Dog Pound (2010, Canada / France)
A trans-Atlantic Scum, this is… based on that acclaimed British movie from 1979, and every bit as bleak.
But there is one key difference: whereas the staff in Scum prop up the corrupt system, in Dog Pound the tragic outcomes occur in spite of the staff, who for the most part are well-intentioned and simply trying to do their job. In the British version the sense of despair comes from the realisation that there is no will on anyone’s part to change things. In this one, the will is there, but the feeling is more of impotence… of being absolutely defeated by the very nature of the young men inside.
Those young men include three ‘strays in the dog pound’ who arrive together at the Enola Vale Youth Correctional Centre in Montana. Davis (Shane Kippel), is a likable 16-year-old self-proclaimed ladies’ man, convicted of possessing narcotics with intent to sell. He’s not tough – at least not in this company – and because he’s not tough, he’s vulnerable. Angel (Mateo Morales), 15, is quiet and a car thief with a handy sideline in violence. But he’s young. Last is the dangerous Butch (Adam Butcher), 17, who already has an imposing track record of violence (triggered, it seems, whenever he is aggrieved at his own or others’ maltreatment), having newly arrived from another youth facility where he had taken a correctional officer’s eye out in response to being struck by the man several times for no great reason.
A sign in the visits centre says, “Enola Vale – A Place to Grow & Learn” and the irony of the message is not missed on us; the trustees, who have risen to that status by supposedly acknowledging the poor choices they have made in life and committing themselves to lives without crime upon release, run the drugs, terrorise the new receptions and create an environment of fear in which it is impossible, one presumes, to either grow or learn. Learn anything pro-social, that is. Banks (a convincingly menacing Taylor Poulin) is the leader of the trusted thugs, and you know that it is only a matter of time before Butch – who seems to be in a state of constant seething – will avenge Banks’s misdeeds with unbridled violence.

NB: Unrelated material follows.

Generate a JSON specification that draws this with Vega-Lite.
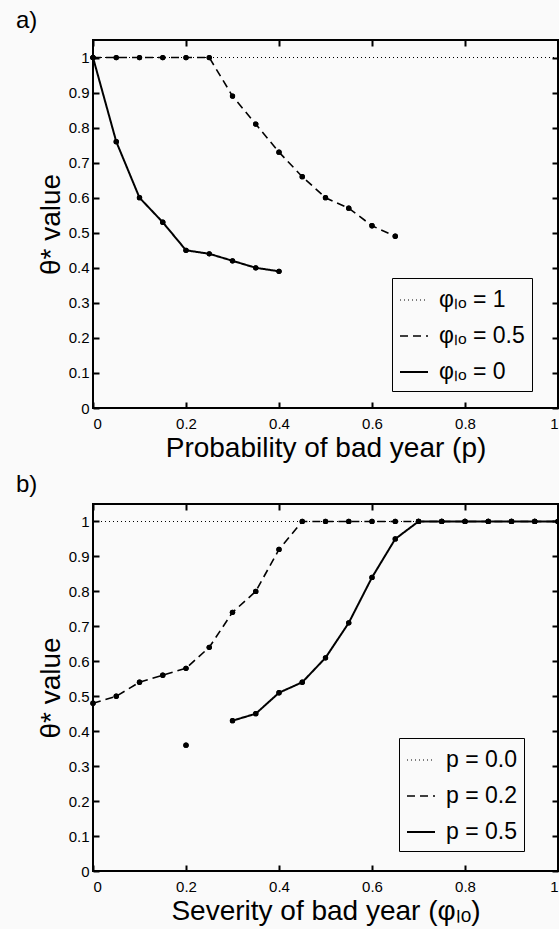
{
  "$schema": "https://vega.github.io/schema/vega-lite/v6.json",
  "background": "#fafafa",
  "padding": {"top": 8, "left": 15, "right": 2, "bottom": 3},
  "spacing": 9,
  "config": {
    "font": "Liberation Sans",
    "view": {"stroke": "black", "strokeWidth": 2, "fill": null},
    "axis": {
      "domain": false,
      "grid": false,
      "tickColor": "black",
      "tickWidth": 2,
      "tickSize": 6,
      "labelColor": "black",
      "labelFontSize": 15,
      "labelFont": "Liberation Sans",
      "titleFont": "Liberation Sans",
      "titleFontSize": 28,
      "titleFontWeight": "normal",
      "titleColor": "black",
      "titlePadding": 3
    },
    "axisX": {"labelPadding": 8},
    "axisY": {"labelPadding": 4},
    "legend": {
      "orient": "none",
      "strokeColor": "black",
      "strokeWidth": 1,
      "fillColor": "#fafafa",
      "padding": 7,
      "symbolType": "stroke",
      "symbolSize": 784,
      "symbolStrokeColor": "black",
      "labelFont": "Liberation Sans",
      "labelFontSize": 23,
      "labelColor": "black",
      "labelOffset": 10,
      "rowPadding": 9,
      "titlePadding": 0
    },
    "title": {"font": "Liberation Sans", "fontSize": 24, "fontWeight": "normal", "color": "black", "anchor": "start", "frame": "group", "offset": 6}
  },
  "datasets": {
    "panelA": [
      {"p": 0, "theta": 1, "series": "φₗₒ = 1", "seg": "a"},
      {"p": 1, "theta": 1, "series": "φₗₒ = 1", "seg": "a"},
      {"p": 0, "theta": 1, "series": "φₗₒ = 0.5", "seg": "a"},
      {"p": 0.05, "theta": 1, "series": "φₗₒ = 0.5", "seg": "a"},
      {"p": 0.1, "theta": 1, "series": "φₗₒ = 0.5", "seg": "a"},
      {"p": 0.15, "theta": 1, "series": "φₗₒ = 0.5", "seg": "a"},
      {"p": 0.2, "theta": 1, "series": "φₗₒ = 0.5", "seg": "a"},
      {"p": 0.25, "theta": 1, "series": "φₗₒ = 0.5", "seg": "a"},
      {"p": 0.3, "theta": 0.89, "series": "φₗₒ = 0.5", "seg": "a"},
      {"p": 0.35, "theta": 0.81, "series": "φₗₒ = 0.5", "seg": "a"},
      {"p": 0.4, "theta": 0.73, "series": "φₗₒ = 0.5", "seg": "a"},
      {"p": 0.45, "theta": 0.66, "series": "φₗₒ = 0.5", "seg": "a"},
      {"p": 0.5, "theta": 0.6, "series": "φₗₒ = 0.5", "seg": "a"},
      {"p": 0.55, "theta": 0.57, "series": "φₗₒ = 0.5", "seg": "a"},
      {"p": 0.6, "theta": 0.52, "series": "φₗₒ = 0.5", "seg": "a"},
      {"p": 0.65, "theta": 0.49, "series": "φₗₒ = 0.5", "seg": "a"},
      {"p": 0, "theta": 1, "series": "φₗₒ = 0", "seg": "a"},
      {"p": 0.05, "theta": 0.76, "series": "φₗₒ = 0", "seg": "a"},
      {"p": 0.1, "theta": 0.6, "series": "φₗₒ = 0", "seg": "a"},
      {"p": 0.15, "theta": 0.53, "series": "φₗₒ = 0", "seg": "a"},
      {"p": 0.2, "theta": 0.45, "series": "φₗₒ = 0", "seg": "a"},
      {"p": 0.25, "theta": 0.44, "series": "φₗₒ = 0", "seg": "a"},
      {"p": 0.3, "theta": 0.42, "series": "φₗₒ = 0", "seg": "a"},
      {"p": 0.35, "theta": 0.4, "series": "φₗₒ = 0", "seg": "a"},
      {"p": 0.4, "theta": 0.39, "series": "φₗₒ = 0", "seg": "a"}
    ],
    "panelB": [
      {"phi": 0, "theta": 1, "series": "p = 0.0", "seg": "a"},
      {"phi": 1, "theta": 1, "series": "p = 0.0", "seg": "a"},
      {"phi": 0, "theta": 0.48, "series": "p = 0.2", "seg": "a"},
      {"phi": 0.05, "theta": 0.5, "series": "p = 0.2", "seg": "a"},
      {"phi": 0.1, "theta": 0.54, "series": "p = 0.2", "seg": "a"},
      {"phi": 0.15, "theta": 0.56, "series": "p = 0.2", "seg": "a"},
      {"phi": 0.2, "theta": 0.58, "series": "p = 0.2", "seg": "a"},
      {"phi": 0.25, "theta": 0.64, "series": "p = 0.2", "seg": "a"},
      {"phi": 0.3, "theta": 0.74, "series": "p = 0.2", "seg": "a"},
      {"phi": 0.35, "theta": 0.8, "series": "p = 0.2", "seg": "a"},
      {"phi": 0.4, "theta": 0.92, "series": "p = 0.2", "seg": "a"},
      {"phi": 0.45, "theta": 1, "series": "p = 0.2", "seg": "a"},
      {"phi": 0.5, "theta": 1, "series": "p = 0.2", "seg": "a"},
      {"phi": 0.55, "theta": 1, "series": "p = 0.2", "seg": "a"},
      {"phi": 0.6, "theta": 1, "series": "p = 0.2", "seg": "a"},
      {"phi": 0.65, "theta": 1, "series": "p = 0.2", "seg": "a"},
      {"phi": 0.7, "theta": 1, "series": "p = 0.2", "seg": "a"},
      {"phi": 0.75, "theta": 1, "series": "p = 0.2", "seg": "a"},
      {"phi": 0.8, "theta": 1, "series": "p = 0.2", "seg": "a"},
      {"phi": 0.85, "theta": 1, "series": "p = 0.2", "seg": "a"},
      {"phi": 0.9, "theta": 1, "series": "p = 0.2", "seg": "a"},
      {"phi": 0.95, "theta": 1, "series": "p = 0.2", "seg": "a"},
      {"phi": 1, "theta": 1, "series": "p = 0.2", "seg": "a"},
      {"phi": 0.2, "theta": 0.36, "series": "p = 0.5", "seg": "a"},
      {"phi": 0.3, "theta": 0.43, "series": "p = 0.5", "seg": "b"},
      {"phi": 0.35, "theta": 0.45, "series": "p = 0.5", "seg": "b"},
      {"phi": 0.4, "theta": 0.51, "series": "p = 0.5", "seg": "b"},
      {"phi": 0.45, "theta": 0.54, "series": "p = 0.5", "seg": "b"},
      {"phi": 0.5, "theta": 0.61, "series": "p = 0.5", "seg": "b"},
      {"phi": 0.55, "theta": 0.71, "series": "p = 0.5", "seg": "b"},
      {"phi": 0.6, "theta": 0.84, "series": "p = 0.5", "seg": "b"},
      {"phi": 0.65, "theta": 0.95, "series": "p = 0.5", "seg": "b"},
      {"phi": 0.7, "theta": 1, "series": "p = 0.5", "seg": "b"},
      {"phi": 0.75, "theta": 1, "series": "p = 0.5", "seg": "b"},
      {"phi": 0.8, "theta": 1, "series": "p = 0.5", "seg": "b"},
      {"phi": 0.85, "theta": 1, "series": "p = 0.5", "seg": "b"},
      {"phi": 0.9, "theta": 1, "series": "p = 0.5", "seg": "b"},
      {"phi": 0.95, "theta": 1, "series": "p = 0.5", "seg": "b"},
      {"phi": 1, "theta": 1, "series": "p = 0.5", "seg": "b"}
    ]
  },
  "vconcat": [
    {
      "title": {"text": "a)", "dx": -77},
      "width": 465,
      "height": 368,
      "data": {"name": "panelA"},
      "resolve": {"axis": {"x": "independent", "y": "independent"}},
      "layer": [
        {
          "mark": {"type": "line", "color": "black"},
          "encoding": {
            "x": {"field": "p", "type": "quantitative", "scale": {"domain": [0, 1], "nice": false},
                  "axis": {"orient": "bottom", "ticks": false, "title": "Probability of bad year (p)", "values": [0, 0.2, 0.4, 0.6, 0.8, 1], "format": "~g"}},
            "y": {"field": "theta", "type": "quantitative", "scale": {"domain": [0, 1.05], "nice": false, "zero": false},
                  "axis": {"orient": "left", "ticks": false, "title": "θ* value", "values": [0, 0.1, 0.2, 0.3, 0.4, 0.5, 0.6, 0.7, 0.8, 0.9, 1], "format": "~g"}},
            "strokeDash": {"field": "series", "type": "nominal",
                  "scale": {"domain": ["φₗₒ = 1", "φₗₒ = 0.5", "φₗₒ = 0"], "range": [[1, 3], [8, 5], [1, 0]]},
                  "legend": {"title": null, "legendX": 299, "legendY": 238}},
            "strokeWidth": {"field": "series", "type": "nominal",
                  "scale": {"domain": ["φₗₒ = 1", "φₗₒ = 0.5", "φₗₒ = 0"], "range": [1.2, 2, 2]},
                  "legend": {"title": null, "legendX": 299, "legendY": 238}},
            "detail": {"field": "seg"}
          }
        },
        {
          "transform": [{"filter": "datum.series != 'φₗₒ = 1'"}],
          "mark": {"type": "point", "filled": true, "color": "black", "opacity": 1, "size": 28},
          "encoding": {
            "x": {"field": "p", "type": "quantitative", "scale": {"domain": [0, 1], "nice": false},
                  "axis": {"orient": "top", "offset": -6, "title": null, "labels": false, "values": [0, 0.2, 0.4, 0.6, 0.8, 1]}},
            "y": {"field": "theta", "type": "quantitative", "scale": {"domain": [0, 1.05], "nice": false, "zero": false},
                  "axis": {"orient": "right", "offset": -6, "title": null, "labels": false, "values": [0, 0.1, 0.2, 0.3, 0.4, 0.5, 0.6, 0.7, 0.8, 0.9, 1]}}
          }
        },
        {
          "transform": [{"filter": "datum.series != 'φₗₒ = 1'"}],
          "mark": {"type": "point", "filled": true, "color": "black", "opacity": 1, "size": 28},
          "encoding": {
            "x": {"field": "p", "type": "quantitative", "scale": {"domain": [0, 1], "nice": false},
                  "axis": {"orient": "bottom", "offset": -6, "title": null, "labels": false, "values": [0, 0.2, 0.4, 0.6, 0.8, 1]}},
            "y": {"field": "theta", "type": "quantitative", "scale": {"domain": [0, 1.05], "nice": false, "zero": false},
                  "axis": {"orient": "left", "offset": -6, "title": null, "labels": false, "values": [0, 0.1, 0.2, 0.3, 0.4, 0.5, 0.6, 0.7, 0.8, 0.9, 1]}}
          }
        }
      ]
    },
    {
      "title": {"text": "b)", "dx": -77},
      "width": 465,
      "height": 367,
      "data": {"name": "panelB"},
      "resolve": {"axis": {"x": "independent", "y": "independent"}},
      "layer": [
        {
          "mark": {"type": "line", "color": "black"},
          "encoding": {
            "x": {"field": "phi", "type": "quantitative", "scale": {"domain": [0, 1], "nice": false},
                  "axis": {"orient": "bottom", "ticks": false, "title": "Severity of bad year (φₗₒ)", "values": [0, 0.2, 0.4, 0.6, 0.8, 1], "format": "~g"}},
            "y": {"field": "theta", "type": "quantitative", "scale": {"domain": [0, 1.05], "nice": false, "zero": false},
                  "axis": {"orient": "left", "ticks": false, "title": "θ* value", "values": [0, 0.1, 0.2, 0.3, 0.4, 0.5, 0.6, 0.7, 0.8, 0.9, 1], "format": "~g"}},
            "strokeDash": {"field": "series", "type": "nominal",
                  "scale": {"domain": ["p = 0.0", "p = 0.2", "p = 0.5"], "range": [[1, 3], [8, 5], [1, 0]]},
                  "legend": {"title": null, "legendX": 306, "legendY": 234}},
            "strokeWidth": {"field": "series", "type": "nominal",
                  "scale": {"domain": ["p = 0.0", "p = 0.2", "p = 0.5"], "range": [1.2, 2, 2]},
                  "legend": {"title": null, "legendX": 306, "legendY": 234}},
            "detail": {"field": "seg"}
          }
        },
        {
          "transform": [{"filter": "datum.series != 'p = 0.0'"}],
          "mark": {"type": "point", "filled": true, "color": "black", "opacity": 1, "size": 28},
          "encoding": {
            "x": {"field": "phi", "type": "quantitative", "scale": {"domain": [0, 1], "nice": false},
                  "axis": {"orient": "top", "offset": -6, "title": null, "labels": false, "values": [0, 0.2, 0.4, 0.6, 0.8, 1]}},
            "y": {"field": "theta", "type": "quantitative", "scale": {"domain": [0, 1.05], "nice": false, "zero": false},
                  "axis": {"orient": "right", "offset": -6, "title": null, "labels": false, "values": [0, 0.1, 0.2, 0.3, 0.4, 0.5, 0.6, 0.7, 0.8, 0.9, 1]}}
          }
        },
        {
          "transform": [{"filter": "datum.series != 'p = 0.0'"}],
          "mark": {"type": "point", "filled": true, "color": "black", "opacity": 1, "size": 28},
          "encoding": {
            "x": {"field": "phi", "type": "quantitative", "scale": {"domain": [0, 1], "nice": false},
                  "axis": {"orient": "bottom", "offset": -6, "title": null, "labels": false, "values": [0, 0.2, 0.4, 0.6, 0.8, 1]}},
            "y": {"field": "theta", "type": "quantitative", "scale": {"domain": [0, 1.05], "nice": false, "zero": false},
                  "axis": {"orient": "left", "offset": -6, "title": null, "labels": false, "values": [0, 0.1, 0.2, 0.3, 0.4, 0.5, 0.6, 0.7, 0.8, 0.9, 1]}}
          }
        }
      ]
    }
  ],
  "resolve": {"scale": {"strokeDash": "independent", "strokeWidth": "independent"}}
}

You could be forgiven for thinking, if you were Banks and his crew, that you might need to treat the lunatic new kid who has just maimed a staff member with a bit of caution. The magnitude of their misjudgment in assuming that Butch will bow to their authority on the basis of a few strong-arm tactics, is matched only by the bewildering trust placed in them and the inability of staff to realise the mischief they are up to.
It’s not a facility characterised by orderliness, and we lurch from bad to worse. The violence escalates, the career of the basically-decent unit manager, Goodyear (Lawrence Bayne), explodes in one fateful instant as he tries to juggle the stresses of work and family life, and one youth suicides after being raped, prompting a riot during which all of the staff’s previous well-meaningness rapidly evaporates.
I have previously described Scum as ‘unrelentingly grim.’ Dog Pound tries to relent on the grimness with a few pockets of ribald, adolescent humour, but the film can offer no solution as to how to bridge the gap between the center’s espoused values (‘Respect. Integrity. Attitude’ another wall proclaims), and the predatory nature of large group of impulsive, testosterone-fuelled young men wishing to assert themselves as hard men. Accordingly, it’s grim.
As with Scum, the sense of dread never leaves. Even when the bullies in both movies are themselves subjected to humiliating beatings, the viewer can’t relax as the usurper is just as disturbed, if not more so, than the horrible young man they have deposed. That Butch seems to reserve most of his brutality for those in authority (both inmates and staff) does not make you feel any more comfortable for the vulnerable kids, who are almost certain to get caught in the crossfire.
Butcher is the star, his ready-to-boil-over edginess scary – and his performance almost matched by those of Kippel, Poulin and Bayne.
If you’re looking for an uncomfortable, disturbing film experience, Dog Pound is unlikely to let you down.
Posted on January 3rd, 2011 at 5:15 pm. Updated on January 3rd, 2011 at 5:18 pm.